For detailed guide, head on to this blog post.


Tips and Resources

  • In Python, you will be using struct a lot, so read the man page carefully.
  • The os.path module [[4]] provides methods that will be useful whenever you need to work with file paths and directory structures.
  • For Javascript (Node JS) , use this for tcp and this for udp connections.
  • This article helped me a lot in my project.
  • Use Wireshark ALL the time. Use the bittorrent filter to see whether your code is working as intended.
  • Keep this page bookmarked. You will need it all the time.
  • Be smart while testing. Use a small sized torrent with large amount of seeders (atleast 300+). To do this, head over to your favourite torrent website (Like ThePirateBay) and go to the ebooks section. Sort the list according to seeders. You will easily find ebooks which are small and have a large amount of seeders. Use an online epub reader to see if your file has downloaded correctly. Note: This may be illegal and I am not encouraging you to do this for anything other than educational purposes.
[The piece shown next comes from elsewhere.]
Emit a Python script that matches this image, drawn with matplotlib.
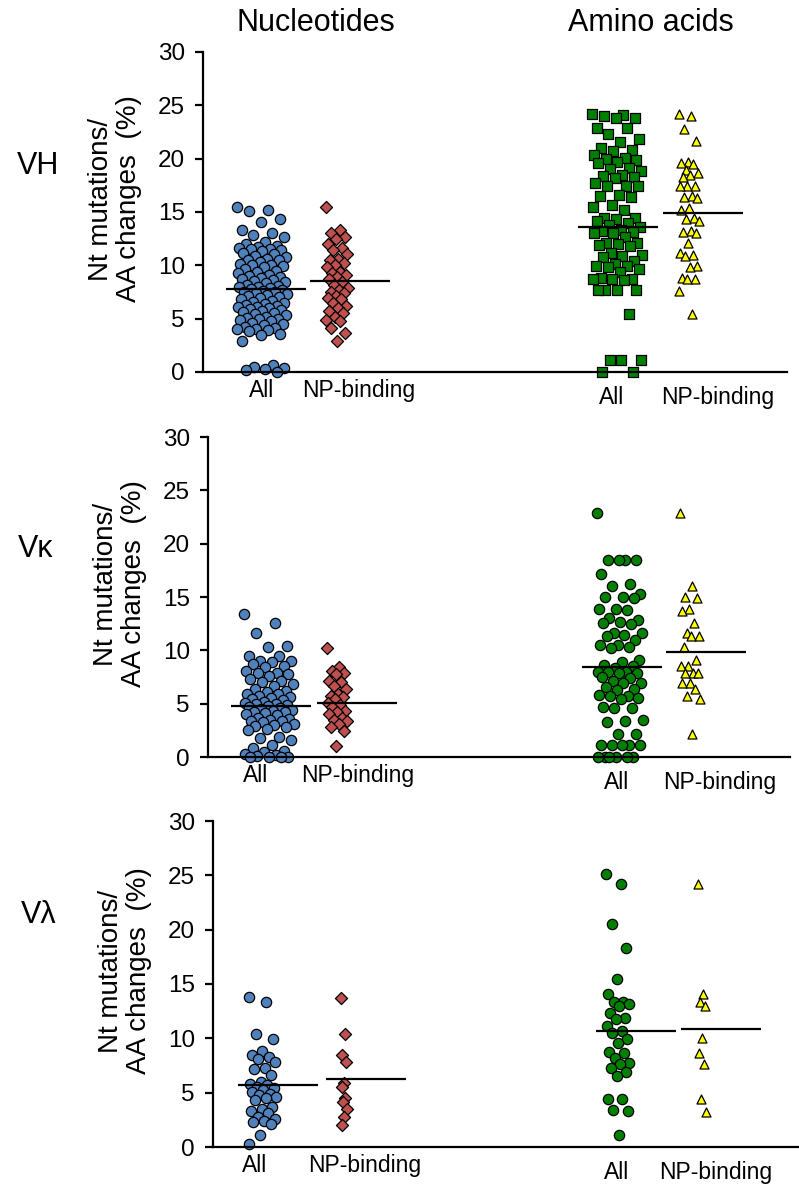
import numpy as np
import matplotlib
matplotlib.use('Agg')
import matplotlib.pyplot as plt

plt.rcParams['font.family'] = ['Liberation Sans', 'DejaVu Sans']

# ---- data ----
groups = ['All', 'NP-binding', 'All', 'NP-binding']
col_titles = ['Nucleotides', 'Amino acids']
row_labels = ['VH', 'V\u03ba', 'V\u03bb']
ylabel = 'Nt mutations/\nAA changes  (%)'

vh_nt_all = [15.5, 15.2, 15.1, 14.3, 14.1, 13.3, 13.0, 12.8, 12.7, 12.2, 12.0, 11.8,
             11.7, 11.6, 11.5, 11.5, 11.4, 11.3, 11.2, 11.1, 10.9, 10.8, 10.6, 10.5,
             10.5, 10.3, 10.1, 10.0, 10.0, 9.9, 9.8, 9.7, 9.5, 9.4, 9.3, 9.1, 9.0,
             8.9, 8.8, 8.7, 8.6, 8.5, 8.4, 8.3, 8.2, 8.1, 8.0, 8.0, 7.9, 7.8, 7.7,
             7.6, 7.5, 7.5, 7.4, 7.3, 7.2, 7.1, 7.0, 6.9, 6.8, 6.7, 6.6, 6.5, 6.4,
             6.3, 6.2, 6.1, 6.1, 6.0, 5.9, 5.8, 5.7, 5.6, 5.5, 5.4, 5.3, 5.2, 5.1,
             5.0, 5.0, 4.9, 4.8, 4.6, 4.5, 4.4, 4.2, 4.1, 4.0, 4.0, 3.9, 3.8, 3.6,
             3.5, 2.9, 0.7, 0.5, 0.4, 0.3, 0.2, 0.0]
vh_nt_np = [15.5, 13.3, 13.0, 12.7, 12.5, 12.0, 11.6, 11.4, 11.1, 10.6, 10.5, 10.2,
            10.0, 9.8, 9.4, 9.3, 9.1, 8.9, 8.7, 8.4, 8.2, 7.9, 7.7, 7.5, 7.4, 7.1,
            6.9, 6.8, 6.5, 6.2, 6.0, 5.7, 5.5, 5.2, 4.9, 4.8, 4.1, 3.7, 2.9]
vh_aa_all = [24.2, 24.1, 24.0, 23.8, 23.8, 22.9, 22.9, 22.3, 21.8, 21.6, 21.0, 20.8,
             20.7, 20.3, 20.1, 20.0, 19.9, 19.7, 19.6, 19.1, 19.0, 18.8, 18.5, 18.4,
             18.3, 18.2, 17.7, 17.4, 17.4, 17.4, 16.6, 16.5, 16.4, 15.7, 15.5, 15.2,
             14.4, 14.4, 14.3, 14.2, 14.0, 13.8, 13.6, 13.3, 13.2, 13.1, 13.0, 13.0,
             12.7, 12.1, 12.1, 12.0, 11.9, 11.8, 11.2, 11.0, 10.9, 10.8, 10.4, 10.1,
             9.9, 9.9, 9.8, 9.7, 9.4, 8.8, 8.7, 8.7, 8.7, 8.6, 7.7, 7.7, 7.7, 7.7,
             5.4, 1.1, 1.1, 1.1, 0.0, 0.0]
vh_aa_np = [24.2, 24.0, 22.8, 21.7, 19.7, 19.6, 19.5, 18.9, 18.7, 18.5, 18.3, 17.4,
            17.4, 17.4, 16.5, 16.4, 16.3, 15.4, 15.2, 14.4, 14.3, 14.2, 13.2, 13.1,
            13.0, 12.1, 11.2, 11.0, 10.9, 9.9, 9.8, 8.8, 8.7, 8.7, 7.6, 5.4]
vh_means = [7.8, 8.5, 13.6, 14.9]

vk_nt_all = [13.4, 12.6, 11.6, 10.4, 10.3, 9.5, 9.5, 9.0, 9.0, 8.9, 8.7, 8.5, 8.4,
             8.1, 7.9, 7.9, 7.8, 7.6, 7.3, 7.1, 7.0, 6.8, 6.7, 6.4, 6.2, 6.1, 5.9,
             5.9, 5.7, 5.6, 5.5, 5.4, 5.3, 5.2, 5.1, 5.0, 5.0, 4.9, 4.8, 4.7, 4.6,
             4.5, 4.4, 4.3, 4.2, 4.2, 4.1, 4.0, 3.9, 3.7, 3.6, 3.5, 3.4, 3.4, 3.3,
             3.1, 3.0, 2.9, 2.8, 2.6, 2.5, 1.9, 1.8, 1.6, 1.1, 0.8, 0.6, 0.5, 0.3,
             0.2, 0.1, 0.0, 0.0, 0.0, 0.0]
vk_nt_np = [10.2, 8.4, 8.1, 7.9, 7.8, 7.1, 7.0, 6.7, 6.4, 5.9, 5.7, 5.6, 5.4, 5.1,
            4.9, 4.7, 4.3, 4.2, 4.0, 3.7, 3.5, 3.4, 3.1, 2.8, 2.4, 1.0]
vk_aa_all = [22.9, 18.5, 18.5, 18.5, 18.5, 17.2, 16.2, 16.0, 15.3, 15.0, 15.0, 14.9,
             13.9, 13.9, 13.8, 13.0, 12.8, 12.7, 12.6, 12.5, 11.6, 11.6, 11.4, 11.3,
             11.0, 10.5, 10.5, 10.3, 10.2, 9.1, 8.9, 8.6, 8.5, 8.3, 8.0, 8.0, 8.0,
             7.9, 7.9, 7.5, 7.4, 7.1, 6.9, 6.9, 6.6, 6.4, 6.3, 5.8, 5.7, 5.7, 5.5,
             5.4, 4.7, 4.6, 4.6, 3.5, 3.4, 3.3, 2.2, 2.2, 1.1, 1.1, 1.1, 1.1, 1.1,
             0.0, 0.0, 0.0, 0.0, 0.0, 0.0]
vk_aa_np = [22.9, 16.0, 15.0, 14.9, 13.9, 13.7, 12.6, 11.6, 11.3, 11.3, 10.3, 9.1,
            8.5, 8.5, 7.9, 7.9, 7.9, 6.9, 6.9, 6.4, 5.7, 5.4, 2.2]
vk_means = [4.8, 5.1, 8.4, 9.8]

vl_nt_all = [13.8, 13.3, 10.4, 9.9, 8.8, 8.5, 8.3, 8.1, 7.8, 7.3, 7.2, 6.6, 6.0,
             5.8, 5.7, 5.5, 5.4, 5.2, 5.1, 4.9, 4.75, 4.6, 4.5, 4.3, 3.7, 3.5, 3.3,
             3.1, 2.8, 2.6, 2.4, 2.3, 2.1, 1.1, 0.25]
vl_nt_np = [13.7, 10.4, 8.5, 7.8, 5.9, 5.5, 4.5, 4.1, 3.5, 2.8, 2.0]
vl_aa_all = [25.1, 24.2, 20.5, 18.3, 15.5, 14.1, 13.3, 13.3, 13.2, 13.0, 12.3, 11.9,
             11.8, 11.1, 10.7, 10.5, 9.9, 9.6, 8.7, 8.65, 8.2, 7.7, 7.6, 7.3, 6.9,
             6.5, 4.4, 4.4, 3.4, 3.3, 1.1]
vl_aa_np = [24.2, 14.1, 13.3, 13.0, 10.0, 8.65, 7.6, 4.4, 3.2]
vl_means = [5.7, 6.3, 10.7, 10.9]

panels = [
    (vh_nt_all, vh_nt_np, vh_aa_all, vh_aa_np, vh_means),
    (vk_nt_all, vk_nt_np, vk_aa_all, vk_aa_np, vk_means),
    (vl_nt_all, vl_nt_np, vl_aa_all, vl_aa_np, vl_means),
]

# ---- layout (figure pixels) ----
W, H = 799, 1185
# spine x, right end, y of 0, y of 30
frames = [(203, 787, 372, 52), (208, 790, 757, 437), (213, 799, 1147, 821)]
pt_x = [[262, 337, 617, 689], [269, 337, 620, 690], [263, 344, 618, 702]]
mean_x = [[266, 350, 618, 703], [271, 357, 622, 706], [278, 366, 636, 721]]
jit = [[25, 11, 25, 10], [25, 10, 23, 10], [14, 3, 12, 4]]
lab_x = [[262, 359, 612, 718], [256, 358, 617, 720], [255, 365, 617, 716]]
row_xy = [(38, 166), (36, 549), (39, 915)]

styles = [
    dict(marker='o', c='#4F81BD', s=55),
    dict(marker='D', c='#C0504D', s=38),
    dict(marker='s', c='#008000', s=48),
    dict(marker='^', c='#FFFF00', s=42),
]


def spread(n, half):
    k = np.arange(n)
    return ((k * 0.618034) % 1.0 - 0.5) * 2 * half


fig = plt.figure(figsize=(W / 100, H / 100), dpi=100)

for p, data in enumerate(panels):
    x0, x1, yb, yt = frames[p]
    ax = fig.add_axes([x0 / W, 1 - yb / H, (x1 - x0) / W, (yb - yt) / H])
    ax.set_xlim(x0, x1)
    ax.set_ylim(0, 30)
    for g in range(4):
        vals = np.array(data[g])
        st = dict(styles[g])
        if p > 0 and g == 2:
            st['marker'] = 'o'
            st['s'] = 55
        xs = pt_x[p][g] + spread(len(vals), jit[p][g])
        ax.scatter(xs, vals, edgecolors='black', linewidths=0.9, zorder=2,
                   clip_on=False, **st)
        m = data[4][g]
        ax.plot([mean_x[p][g] - 40, mean_x[p][g] + 40], [m, m], color='black',
                lw=1.6, zorder=3, solid_capstyle='butt')

    for s in ['top', 'right']:
        ax.spines[s].set_visible(False)
    for s in ['left', 'bottom']:
        ax.spines[s].set_linewidth(1.6)
    ax.set_yticks(range(0, 31, 5))
    ax.tick_params(axis='y', direction='out', length=6, width=1.6, labelsize=17.5, pad=7)
    ax.set_xticks(lab_x[p][:2], groups[:2])
    ax.set_xticks(lab_x[p][2:], groups[2:], minor=True)
    ax.tick_params(axis='x', which='major', length=0, labelsize=16.5, pad=5)
    ax.tick_params(axis='x', which='minor', length=0, labelsize=16.5, pad=10)

    ax.text(x0 - 88, 15 + 13 * 30 / (yb - yt), ylabel, rotation=90, ha='center',
            va='center', multialignment='center', fontsize=20, linespacing=1.12)
    fig.text(row_xy[p][0] / W, 1 - row_xy[p][1] / H, row_labels[p], ha='center',
             va='center', fontsize=22)

fig.text(316 / W, 1 - 23 / H, col_titles[0], ha='center', va='center', fontsize=22)
fig.text(651 / W, 1 - 23 / H, col_titles[1], ha='center', va='center', fontsize=22)

fig.savefig('out.png', dpi=100)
  • Download any torrent on transmission or any other client first, before trying it with your own client. This will not only confirm it is working, it will also give you a completed file, which you can use for comparing your downloaded file.
  • First try to connect to one peer at a time and download your file completely, then move on to multiple peers. If you are confident, you can skip this.
  • Messages sent as one from the peer may not arrive as one to you, so keep this in mind. Make sure you are looking for this when interacting with any peer. This is especially true for piece requests.
  • Some peers unchoke right after sending the bitfield, so you need to skip the interested message if you want to download from them. Usually if they have unchoked you already, they may not unchoke you again when you send your interested message.
  • Testing the client for seeding, I would recommend to open free account on AWS educate and get EC2 Linux virtual machine and eventually configure the virtual machine to receive TCP traffic on specific ports. Start seeding over the virtual machine however, be careful use the public IP address of our virtual machine and not the private IP address for connecting to seeder, simple reason is the virtual machine will be behind gateway and will be NATed.
  • From implenentation point,you can choose between asynchronous programming and multi-threaded programming. NodeJS can also be a good option.It is single threaded and everything is asynchronous by default and also is recommended for network oriented tasks.
  • If doing your project in JavaScript, then be cautious of 64 bit integers as JS cannot handle 64 bit integers quite well.So have to write them carefully in torrent requests This link helped me a lot in doing so.
  • Since you cannot make your torrent client to seed to external world as you are behind the NATed network and don't have public IP, so for this you can explore TCP port forwarding for raw packets and ssh tunnelling by configuring NginX. This just tries to replicate STUN server functionality.Bit tricky but fun to do.
  • The bencodepy library may not directly decode the torrent file for you but there is another library called bcoding which worked for me. Link to the library: https://pypi.org/project/bcoding/
  • I noticed that if you try to connect to too many peers or try to establish too many connections using multithreading the client becomes unstable so try to keep less number of maximum peers.